Mas com Maria a situação é diferente, e sem qualquer paralelo na literatura judaica, facto que lhe dá um carácter extraordinário e portanto de bastante autenticidade histórica. A surpresa provocada em todos os convidados manifesta também essa mesma autenticidade.
O gesto de Maria pode ser um gesto de puro reconhecimento e agradecimento pelo sucedido a seu irmão, pela amizade demonstrada por Jesus relativamente a Lázaro, a ela própria e à sua irmã. Mas a verdade é que Jesus o interpreta no sentido do seu sepultamento e assim a unção de Maria surge como um contraponto ao banquete que se está a desenrolar. A unção opõe-se à festa, uma vez que o perfume alude à morte.
Esta leitura de Jesus e este contraste deixa subjacente que a vida nova, a vida da festa e do banquete do Reino tem como condição a passagem pela Páscoa de Jesus, pela morte. Contudo, a riqueza do perfume, a sua capacidade de encher toda a casa do seu odor manifesta que a vitória sobre a morte é possível. Será possível nele e com ele.
Acolhendo o gesto de Maria, Jesus mostra a sua liberalidade e liberdade generosas e ainda que não agradeça o gesto, nem fale da generosidade de Maria, como acontece no Evangelho de Marcos, Jesus defende o que aquela mulher acabou de fazer em seu beneficio e beneficio próprio.
Jesus defende Maria e elogia-a porque ela pressente a chegada da hora e nesse sentido antecipa a hora da morte de Jesus, antecipa a sua partida eminente. Com este gesto e com o seu amor Maria comungou intuitivamente e antecipadamente com a Páscoa de Jesus.
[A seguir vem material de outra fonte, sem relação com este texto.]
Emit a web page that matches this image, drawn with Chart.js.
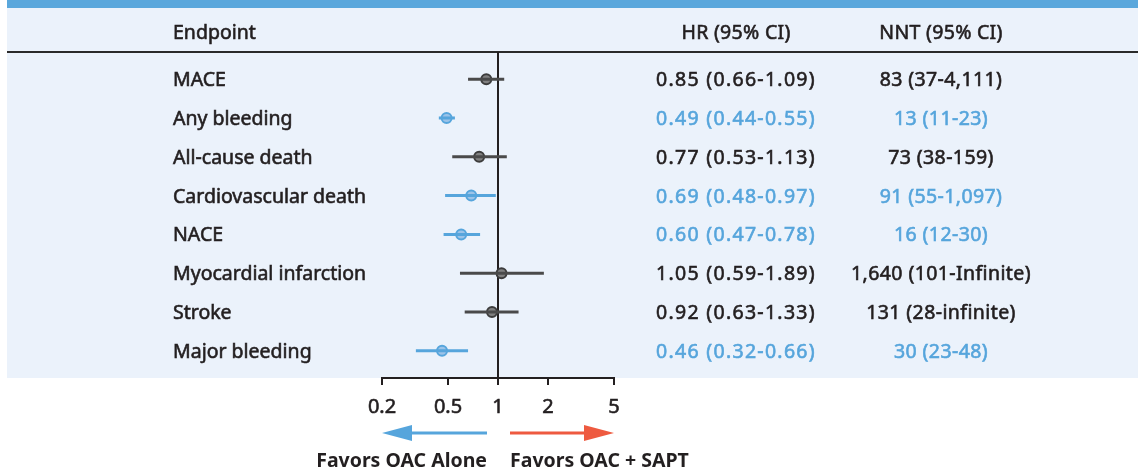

A história do cristianismo teria tido um desenvolvimento muito diferente, se não houvesse a generosa contribuição de muitas mulheres. Por isso a Igreja rende graças por todas e cada uma das mulheres… A Igreja agradece todas as manifestações do “gênio” feminino, surgidas no curso da história, no meio de todos os povos e nações; agradece todos os carismas que o Espírito Santo concede às mulheres na história do Povo de Deus, todas as vitórias que deve à fé, à esperança e à caridade das mesmas: agradece todos os frutos de santidade feminina. Damos graças ao Senhor porque Ele conduz a sua Igreja, de geração em geração, valendo-se indistintamente de homens e mulheres, que sabem frutificar a sua fé e o seu batismo, para o bem de todo o Corpo eclesiástico, para maior glória de Deus.